Many organisations put in place a mentoring scheme,
in which an older and more experienced employee meets
with and helps the young manager. Mentoring in the traditional
sense is fine as far as it goes, in that it provides
a source of advice for the mentored and a sounding board
for their questions, woes and ideas.
Mentoring differs from coaching in that, where a coach
is working with the person on the process of drawing
out their own best solutions, a mentor is assumed to
have expert knowledge and be ‘an old hand’ in the actual
work.
However, relying on mentoring alone has some inherent
dangers. For one, you run the risk of creating a manager
who thinks largely as the existing culture dictates.
You also might find your fast-track junior manager suddenly
thinking like one of the crusty old laggards who’ve
been hanging on for redundancy.
Furthermore, the mentored might hold the mentor in
awe. Or contempt. And, in my experience at least, mentoring
often breaks down for one or more of the following reasons:
one party or the other does not like or respect the
other; one or both parties can’t be bothered or find
time to schedule their appointments; one or other thinks
they know best.
To encourage individual thinking, mentoring is not
the best suited tool.
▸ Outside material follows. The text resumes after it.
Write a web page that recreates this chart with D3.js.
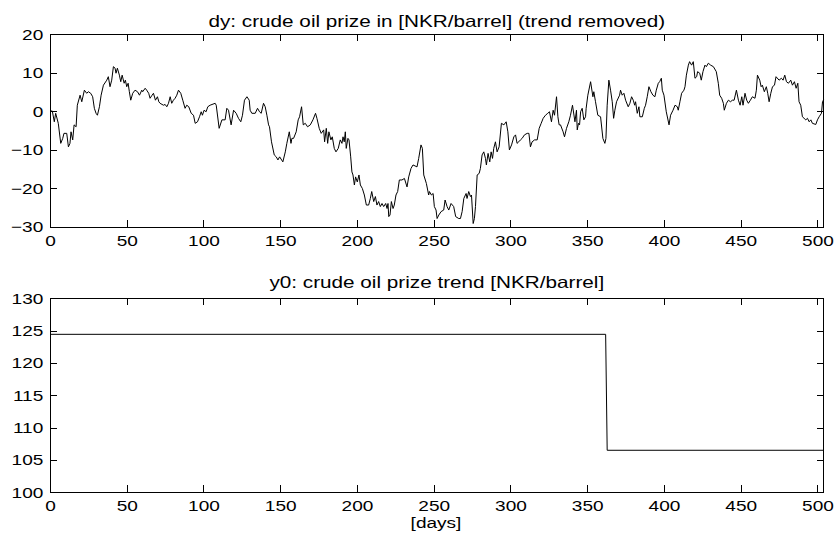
<!DOCTYPE html>
<html>
<head>
<meta charset="utf-8">
<script src="https://cdn.jsdelivr.net/npm/d3@7"></script>
<style>
  html, body { margin: 0; padding: 0; background: #fff; }
  svg { display: block; }
  text { font-family: "Liberation Sans", Arial, Helvetica, sans-serif; fill: #000; }
</style>
</head>
<body>
<svg id="chart" width="835" height="536"></svg>
<script>
// ---- data ----
const topTitle = "dy: crude oil prize in [NKR/barrel] (trend removed)";
const bottomTitle = "y0: crude oil prize trend [NKR/barrel]";
const xLabel = "[days]";
const xTicks = [0, 50, 100, 150, 200, 250, 300, 350, 400, 450, 500];
const yTicksTop = [-30, -20, -10, 0, 10, 20];
const yTicksBottom = [100, 105, 110, 115, 120, 125, 130];

const dyDays = [
  0,1.5,2.8,3.7,5.4,7.0,8.3,9.1,10.9,12.0,13.0,13.7,14.8,15.7,17.0,17.8,19.6,20.7,22.4,23.9,
  25.0,26.5,27.8,28.9,30.0,30.9,32.2,33.3,34.8,37.0,38.0,39.1,40.2,41.3,42.4,43.0,43.9,45.2,46.1,47.0,
  48.3,49.1,50.0,50.9,51.7,52.6,53.9,55.4,57.0,58.3,59.8,60.4,62.0,63.0,64.3,65.2,66.5,67.4,68.7,70.0,
  70.9,71.7,73.9,75.0,76.1,77.2,78.3,79.3,80.4,81.5,82.6,83.7,85.2,86.5,88.0,89.1,90.4,92.0,93.5,94.6,
  96.1,97.4,98.5,99.3,100.4,101.7,102.8,104.3,107.6,108.3,110.2,112.0,114.1,115.2,116.3,118.0,119.6,121.3,122.8,124.3,
  125.4,126.7,128.3,129.8,130.4,131.5,133.7,135.2,136.5,137.6,139.1,140.2,141.3,142.4,143.0,144.3,146.1,147.4,148.5,149.6,
  151.7,153.3,154.3,155.9,157.0,157.6,158.7,160.4,161.7,162.6,163.9,165.0,166.3,167.8,169.6,171.3,173.0,173.9,175.4,176.7,
  178.3,178.9,180.0,180.9,181.7,183.0,183.9,185.2,186.3,187.8,189.1,190.2,190.9,191.7,192.4,193.0,194.1,194.8,195.9,196.7,
  197.4,198.3,199.1,200.2,201.3,202.2,203.5,204.8,206.1,207.6,208.7,209.6,210.9,212.0,213.0,214.1,215.2,216.3,217.4,218.7,
  219.6,220.2,220.7,221.5,222.4,223.5,224.3,225.4,226.5,227.6,229.3,230.9,232.6,233.7,235.2,236.5,239.1,240.2,241.7,242.6,
  243.5,245.2,246.7,247.2,248.5,249.6,250.4,251.5,252.2,253.3,254.8,256.5,257.4,258.7,259.8,261.3,263.0,264.3,266.3,267.4,
  268.5,269.6,271.1,271.7,272.8,273.9,274.6,275.7,276.5,277.2,278.3,279.6,280.4,281.5,282.6,283.7,284.3,285.4,286.5,287.4,
  288.3,289.1,290.2,291.3,292.6,294.1,295.7,297.2,298.3,299.3,300.7,302.2,303.3,304.3,305.4,306.5,307.6,309.1,310.9,312.0,
  313.0,314.1,315.7,317.4,318.7,320.0,321.3,322.8,324.3,325.4,326.7,327.8,328.7,330.0,330.9,331.7,332.6,334.3,335.2,336.5,
  338.0,339.1,340.4,342.0,343.0,343.5,344.3,345.0,345.7,346.7,347.8,348.9,349.3,350.4,352.2,353.7,354.3,355.4,356.9,358.7,
  360.2,361.5,362.2,363.0,364.1,365.2,366.3,367.2,368.0,369.1,371.1,371.7,372.8,373.9,375.0,376.7,377.8,378.9,380.0,380.9,
  381.5,382.6,383.7,384.3,385.9,387.2,388.0,389.1,390.2,391.5,392.8,394.1,395.0,396.3,397.2,398.3,398.9,400.0,401.5,403.3,
  404.3,405.9,407.2,408.7,409.3,410.4,411.5,413.0,413.7,414.6,415.9,416.7,418.0,419.1,420.2,421.3,421.9,423.3,424.3,425.4,
  426.7,427.6,428.9,430.4,432.2,434.1,435.4,436.3,437.6,438.7,439.3,440.7,442.0,443.3,444.6,445.7,447.2,448.5,449.6,450.7,
  451.5,452.8,453.9,455.0,456.3,457.6,459.3,460.2,460.9,462.4,463.3,464.1,465.4,466.7,467.6,468.5,469.6,470.7,472.0,473.0,
  475.0,476.5,477.6,478.7,479.8,481.1,482.6,483.7,485.0,486.1,487.2,488.0,489.1,490.2,491.3,492.4,493.5,494.6,495.7,496.7,
  498.9,500.0,501.1,502.6,503.3,504.0
];
const dyValues = [
  0.1,0.1,-2.7,-0.5,-3.1,-8.3,-7.0,-5.7,-5.7,-9.2,-8.3,-5.3,-7.4,-3.5,-4.0,1.6,4.2,2.5,5.5,4.7,
  5.1,4.7,3.8,0.8,-0.5,-1.0,1.2,4.2,6.8,8.1,9.0,6.4,8.1,11.6,11.2,9.9,11.2,9.4,7.7,9.4,
  7.3,8.1,6.4,7.3,5.1,2.9,4.7,5.5,5.1,4.2,5.5,5.1,6.0,5.5,4.7,3.4,4.2,4.7,2.9,3.8,
  2.5,2.1,1.6,1.8,1.2,2.1,3.8,2.1,2.9,3.4,4.2,5.5,4.7,2.9,0.8,1.6,1.2,-0.5,-1.0,-3.1,
  -2.7,-1.4,-0.1,-1.0,0.3,-0.1,1.2,1.6,2.1,1.6,-4.4,-2.2,-2.2,0.8,0.3,-3.5,0.3,-0.5,-1.8,-2.7,
  -1.0,2.9,3.8,2.9,0.3,-0.5,-0.5,0.8,-0.1,-0.5,2.1,1.2,-1.0,-3.5,-4.0,-7.9,-11.3,-11.8,-12.6,-11.8,
  -13.1,-10.5,-8.3,-5.3,-8.3,-7.0,-7.0,-5.3,-2.2,-1.4,1.2,-3.5,-3.1,-4.0,-3.5,-2.2,-0.5,-1.8,-4.4,-5.7,
  -4.8,-7.9,-4.4,-8.3,-5.3,-7.4,-6.6,-9.6,-10.5,-9.6,-7.4,-8.3,-6.6,-7.9,-5.3,-9.6,-7.0,-7.4,-11.8,-15.7,
  -16.5,-19.1,-17.0,-18.3,-16.5,-19.1,-20.0,-21.7,-24.3,-24.3,-22.6,-20.8,-23.4,-22.1,-24.3,-23.4,-24.7,-23.9,-24.7,-23.9,
  -25.2,-23.9,-27.3,-26.9,-23.4,-25.2,-24.3,-21.7,-20.8,-17.8,-17.8,-17.4,-19.6,-17.0,-14.8,-13.9,-14.4,-12.2,-8.7,-9.6,
  -16.5,-18.7,-21.7,-20.8,-21.7,-21.3,-24.7,-25.6,-27.8,-26.9,-26.0,-25.6,-23.0,-24.7,-25.6,-23.9,-24.7,-27.3,-27.8,-27.8,
  -26.0,-22.6,-21.3,-22.6,-20.8,-22.1,-21.7,-29.1,-27.8,-24.7,-16.5,-16.1,-14.8,-11.3,-10.5,-12.2,-13.9,-10.9,-13.1,-10.5,
  -12.2,-9.6,-7.9,-10.5,-9.2,-3.1,-3.5,-2.7,-5.3,-10.0,-8.7,-6.6,-6.1,-8.3,-7.9,-7.4,-7.0,-6.1,-5.7,-5.7,
  -9.2,-7.9,-7.4,-7.4,-4.4,-3.1,-1.8,-1.0,-0.5,-0.1,-2.7,0.3,-1.0,3.8,-1.4,-3.5,-3.5,-5.3,-6.6,-4.4,
  -2.7,-1.0,1.6,-2.7,0.3,-4.8,-3.1,-3.5,-0.1,0.8,-2.2,-1.4,0.8,4.2,7.7,3.8,5.1,2.5,-1.0,-1.4,
  -7.0,-8.3,-7.0,1.6,8.1,5.5,2.5,-1.8,0.3,2.5,4.2,5.5,4.2,4.7,2.9,1.2,2.1,3.8,2.9,1.6,
  2.5,-0.5,1.2,-1.4,-1.4,0.8,1.6,3.8,6.4,5.1,4.2,3.8,5.5,7.3,7.7,8.6,5.5,4.2,-0.1,-3.5,
  -1.0,0.3,1.6,1.2,0.3,2.5,4.7,5.5,6.4,9.4,12.0,12.9,12.0,12.9,8.6,9.0,10.3,9.9,8.1,10.3,
  12.0,11.6,12.5,12.0,11.6,10.3,7.3,4.2,3.4,2.1,0.3,2.1,2.9,2.5,2.9,2.9,5.5,2.9,1.6,3.8,
  1.6,4.7,2.9,2.1,2.9,3.8,3.4,5.5,9.4,8.1,6.4,6.8,5.1,6.4,4.7,2.5,4.7,6.4,6.8,9.0,
  8.1,8.6,8.1,9.4,7.7,7.3,8.1,6.8,7.7,6.0,7.3,2.5,1.6,-1.4,-1.8,-2.2,-1.8,-2.7,-2.2,-3.1,
  -3.4,-2.2,-1.4,-0.5,2.5,3.0
];

const y0Days = [0, 362, 363, 504];
const y0Values = [124.43, 124.43, 106.5, 106.5];

// ---- layout ----
const svg = d3.select("#chart");
const left = 50, right = 823.6;
const panels = [
  { top: 34.3, bottom: 227, yDomain: [-30, 20], yTicks: yTicksTop, title: topTitle, titleY: 26.7,
    days: dyDays, values: dyValues },
  { top: 298.3, bottom: 492.3, yDomain: [100, 130], yTicks: yTicksBottom, title: bottomTitle, titleY: 287.5,
    days: y0Days, values: y0Values }
];
const SX = 1.27;       // horizontal stretch of lettering in the reference
const tickLen = 7;

function stretchText(sel, k, size) {
  sel.each(function () {
    const t = d3.select(this);
    const x = +t.attr("x") || 0;
    const y = +t.attr("y") || 0;
    t.attr("x", 0).attr("y", 0)
     .attr("transform", `translate(${x},${y}) scale(${k},1)`)
     .style("font-size", size + "px")
     .style("font-family", '"Liberation Sans", Arial, sans-serif');
  });
}

const xScale = d3.scaleLinear().domain([0, 504]).range([left, right]);

panels.forEach(p => {
  const y = d3.scaleLinear().domain(p.yDomain).range([p.bottom, p.top]);
  const g = svg.append("g");

  // data line
  const pts = p.days.map((d, i) => [d, p.values[i]]);
  g.append("path")
    .datum(pts)
    .attr("fill", "none")
    .attr("stroke", "#000")
    .attr("stroke-width", 1)
    .attr("stroke-linejoin", "round")
    .attr("d", d3.line().x(d => xScale(d[0])).y(d => y(d[1])));

  // axes (ticks pointing inward, box on)
  const axB = g.append("g").attr("transform", `translate(0,${p.bottom})`)
    .call(d3.axisBottom(xScale).tickValues(xTicks).tickSizeInner(-tickLen).tickSizeOuter(0).tickPadding(8.3).tickFormat(d3.format("d")));
  const axT = g.append("g").attr("transform", `translate(0,${p.top})`)
    .call(d3.axisTop(xScale).tickValues(xTicks).tickSizeInner(-tickLen).tickSizeOuter(0).tickFormat(""));
  const axL = g.append("g").attr("transform", `translate(${left},0)`)
    .call(d3.axisLeft(y).tickValues(p.yTicks).tickSizeInner(-tickLen).tickSizeOuter(0).tickPadding(6.7).tickFormat(d3.format("d")));
  const axR = g.append("g").attr("transform", `translate(${right},0)`)
    .call(d3.axisRight(y).tickValues(p.yTicks).tickSizeInner(-tickLen).tickSizeOuter(0).tickFormat(""));

  [axB, axT, axL, axR].forEach(a => {
    a.select(".domain").remove();
    a.selectAll("line").attr("stroke", "#000").attr("stroke-width", 1).attr("shape-rendering", "crispEdges");
    a.selectAll("text").attr("fill", "#000");
  });
  stretchText(axB.selectAll("text"), SX, 15);
  stretchText(axL.selectAll("text"), SX, 15);

  // box
  g.append("rect")
    .attr("x", left).attr("y", p.top)
    .attr("width", right - left).attr("height", p.bottom - p.top)
    .attr("fill", "none").attr("stroke", "#000").attr("stroke-width", 1)
    .attr("shape-rendering", "crispEdges");

  // title
  const t = g.append("text")
    .attr("x", (left + right) / 2).attr("y", p.titleY)
    .attr("text-anchor", "middle")
    .text(p.title);
  stretchText(t, SX, 16.3);
});

// x label
const xl = svg.append("text")
  .attr("x", 436).attr("y", 527.7)
  .attr("text-anchor", "middle")
  .text(xLabel);
stretchText(xl, SX, 15);
</script>
</body>
</html>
This is where coaching can help.
In this country, it is still frequently seen as the
preserve of the upper echelons, a development tool for
those managers who have done everything else. But coaching
by no means has to be reserved for the top.
Jackie’s mentor, who had actually done her job a number
of years before, suggested that she try coaching. At
her appraisal, Jackie was able to persuade her manager
that some coaching might help. Jackie’s HR manager rang
me and we met to see if we could work together. Over
the ensuing four sessions Jackie quickly discovered
that she had the skills and personality to do the job
well, but felt she needed to employ them differently.
"I stopped doing things ‘by the book’, which
I found out had been more from nerves than anything
else. Instead, I am trying to be more open to different
ideas about how we do things, and listen more to my
team instead of just telling them what to do.”
As a result, Jackie’s relationship with her team has
been steadily improving and they are starting to hit
their customer satisfaction targets again.
If a company is prepared to invest the time, money
and effort in finding and recruiting the most promising
young people, then it makes sense for it to do similarly
in developing them. Mentoring can help and training
can provide certain skills, but where these often answer
the ‘what’, coaching can very much help with the ‘how’.
Coaching can help to fast-track young managers: in
developing their own identity within the organisation;
in processing information; in assimilating and using
skills; in learning how to lead themselves so they can
lead others. And when it all becomes a bit too much
(and many junior managers, particularly those on the
fast track, report a feeling of being overwhelmed sooner
or later), the coach can work with them to help them
cope.
Personally, I have coached a number of young managers.
The themes people bring to coaching vary hugely, but
a significant one is making sense of the company’s expectations
of them, and how to respond professionally.
The young managers are grateful that their organisation
is investing in them and will often respond with loyalty
and a rekindled enthusiasm for their job.